>>>

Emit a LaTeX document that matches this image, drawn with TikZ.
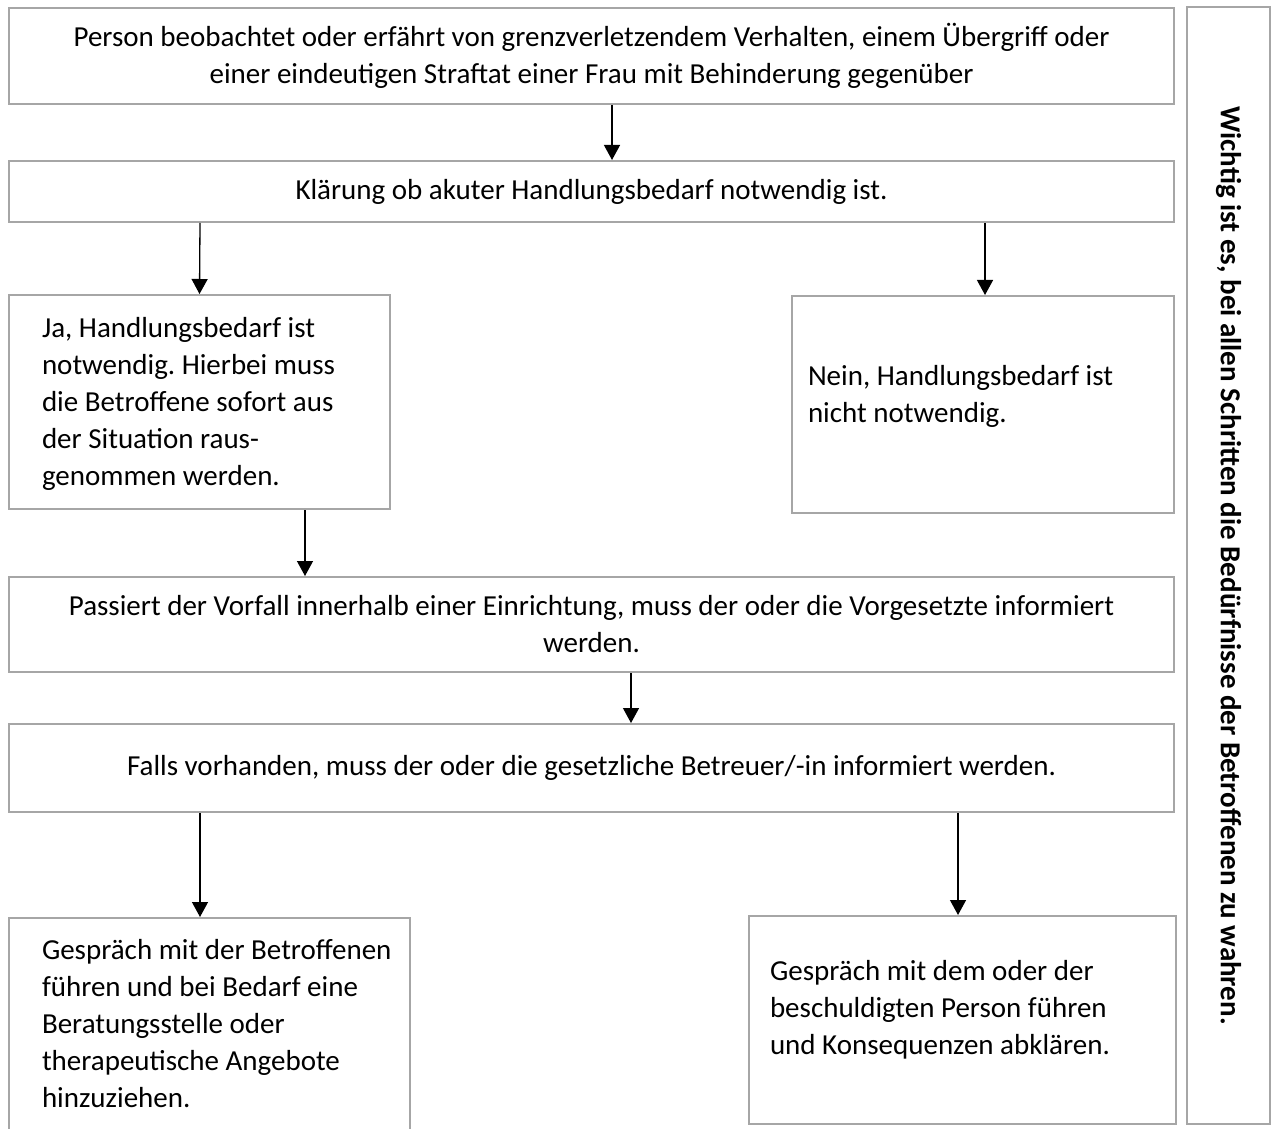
\documentclass[tikz,border=0pt]{standalone}
\usepackage{fontspec}
\setmainfont{Carlito}
\usetikzlibrary{positioning,arrows.meta}
\definecolor{rahmen}{HTML}{A6A6A6}
\frenchspacing

\begin{document}
\begin{tikzpicture}[x=0.5pt, y=-0.5pt,
    box/.style={draw=rahmen, line width=1pt, align=center, inner sep=0pt,
        font=\fontsize{14.5}{18.5}\selectfont},
    widebox/.style={box, minimum width=582.5pt},
    leftbox/.style={box, align=flush left},
    arrow/.style={-{Triangle[width=8pt, length=7.5pt]}, line width=0.65pt}
]
\useasboundingbox (0,0) rectangle (1272,1128);

% Hauptkaesten (volle Breite)
\node[widebox, minimum height=48pt] (beob) at (591.5,56) {Person beobachtet oder erfährt von grenzverletzendem Verhalten, einem Übergriff oder\\einer eindeutigen Straftat einer Frau mit Behinderung gegenüber};
\node[widebox, minimum height=30.5pt] (klaer) at (591.5,191.5) {Klärung ob akuter Handlungsbedarf notwendig ist.};

% Verzweigung ja / nein
\node[leftbox, minimum width=190.5pt, text width=157.5pt, text height=21pt, text depth=86pt] (ja) at (199.5,402) {Ja, Handlungsbedarf ist\\notwendig. Hierbei muss\\die Betroffene sofort aus\\der Situation raus-\\genommen werden.};
\node[leftbox, minimum width=191pt, text width=175pt, text height=44.5pt, text depth=64pt] (nein) at (983,404.5) {Nein, Handlungsbedarf ist\\nicht notwendig.};

\node[widebox, minimum height=47.5pt] (vorg) at (591.5,624.5) {Passiert der Vorfall innerhalb einer Einrichtung, muss der oder die Vorgesetzte informiert\\werden.};
\node[widebox, minimum height=44pt] (betr) at (591.5,768) {Falls vorhanden, muss der oder die gesetzliche Betreuer/-in informiert werden.};

% Gespraeche
\node[leftbox, minimum width=200.5pt, text width=167.5pt, text height=20.5pt, text depth=85.5pt] (gbetr) at (209.5,1024) {\mbox{Gespräch mit der Betroffenen}\\führen und bei Bedarf eine\\Beratungsstelle oder\\therapeutische Angebote\\hinzuziehen.};
\node[leftbox, minimum width=213.5pt, text width=192.5pt, text height=32pt, text depth=72pt] (gbesch) at (962.5,1020) {Gespräch mit dem oder der\\beschuldigten Person führen\\und Konsequenzen abklären.};

% Hinweis rechts
\node[box, minimum width=558.5pt, minimum height=41.5pt, rotate=-90, font=\fontsize{14.5}{18.5}\selectfont\bfseries] (hinweis) at (1228.5,565.5) {Wichtig ist es, bei allen Schritten die Bedürfnisse der Betroffenen zu wahren.};

% Pfeile
\draw[arrow] ([xshift=10.25pt]beob.south) -- ([xshift=10.25pt]klaer.north);
\draw[arrow] ([xshift=-195.75pt]klaer.south) -- (ja.north);
\draw[arrow] ([xshift=196.75pt]klaer.south) -- ([xshift=1pt]nein.north);
\draw[arrow] ([xshift=52.75pt]ja.south) -- ([xshift=-143.25pt]vorg.north);
\draw[arrow] ([xshift=19.75pt]vorg.south) -- ([xshift=19.75pt]betr.north);
\draw[arrow] ([xshift=-195.75pt]betr.south) -- ([xshift=-4.75pt]gbetr.north);
\draw[arrow] ([xshift=183.25pt]betr.south) -- ([xshift=-2.25pt]gbesch.north);
\end{tikzpicture}
\end{document}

<<<

## To do
Copy the data word for word. Pictures do not go in the copy.

## Completed task
Emit a LaTeX document that matches this image, drawn with TikZ.
\documentclass[tikz,border=0pt]{standalone}
\usepackage{fontspec}
\setmainfont{Carlito}
\usetikzlibrary{positioning,arrows.meta}
\definecolor{rahmen}{HTML}{A6A6A6}
\frenchspacing

\begin{document}
\begin{tikzpicture}[x=0.5pt, y=-0.5pt,
    box/.style={draw=rahmen, line width=1pt, align=center, inner sep=0pt,
        font=\fontsize{14.5}{18.5}\selectfont},
    widebox/.style={box, minimum width=582.5pt},
    leftbox/.style={box, align=flush left},
    arrow/.style={-{Triangle[width=8pt, length=7.5pt]}, line width=0.65pt}
]
\useasboundingbox (0,0) rectangle (1272,1128);

% Hauptkaesten (volle Breite)
\node[widebox, minimum height=48pt] (beob) at (591.5,56) {Person beobachtet oder erfährt von grenzverletzendem Verhalten, einem Übergriff oder\\einer eindeutigen Straftat einer Frau mit Behinderung gegenüber};
\node[widebox, minimum height=30.5pt] (klaer) at (591.5,191.5) {Klärung ob akuter Handlungsbedarf notwendig ist.};

% Verzweigung ja / nein
\node[leftbox, minimum width=190.5pt, text width=157.5pt, text height=21pt, text depth=86pt] (ja) at (199.5,402) {Ja, Handlungsbedarf ist\\notwendig. Hierbei muss\\die Betroffene sofort aus\\der Situation raus-\\genommen werden.};
\node[leftbox, minimum width=191pt, text width=175pt, text height=44.5pt, text depth=64pt] (nein) at (983,404.5) {Nein, Handlungsbedarf ist\\nicht notwendig.};

\node[widebox, minimum height=47.5pt] (vorg) at (591.5,624.5) {Passiert der Vorfall innerhalb einer Einrichtung, muss der oder die Vorgesetzte informiert\\werden.};
\node[widebox, minimum height=44pt] (betr) at (591.5,768) {Falls vorhanden, muss der oder die gesetzliche Betreuer/-in informiert werden.};

% Gespraeche
\node[leftbox, minimum width=200.5pt, text width=167.5pt, text height=20.5pt, text depth=85.5pt] (gbetr) at (209.5,1024) {\mbox{Gespräch mit der Betroffenen}\\führen und bei Bedarf eine\\Beratungsstelle oder\\therapeutische Angebote\\hinzuziehen.};
\node[leftbox, minimum width=213.5pt, text width=192.5pt, text height=32pt, text depth=72pt] (gbesch) at (962.5,1020) {Gespräch mit dem oder der\\beschuldigten Person führen\\und Konsequenzen abklären.};

% Hinweis rechts
\node[box, minimum width=558.5pt, minimum height=41.5pt, rotate=-90, font=\fontsize{14.5}{18.5}\selectfont\bfseries] (hinweis) at (1228.5,565.5) {Wichtig ist es, bei allen Schritten die Bedürfnisse der Betroffenen zu wahren.};

% Pfeile
\draw[arrow] ([xshift=10.25pt]beob.south) -- ([xshift=10.25pt]klaer.north);
\draw[arrow] ([xshift=-195.75pt]klaer.south) -- (ja.north);
\draw[arrow] ([xshift=196.75pt]klaer.south) -- ([xshift=1pt]nein.north);
\draw[arrow] ([xshift=52.75pt]ja.south) -- ([xshift=-143.25pt]vorg.north);
\draw[arrow] ([xshift=19.75pt]vorg.south) -- ([xshift=19.75pt]betr.north);
\draw[arrow] ([xshift=-195.75pt]betr.south) -- ([xshift=-4.75pt]gbetr.north);
\draw[arrow] ([xshift=183.25pt]betr.south) -- ([xshift=-2.25pt]gbesch.north);
\end{tikzpicture}
\end{document}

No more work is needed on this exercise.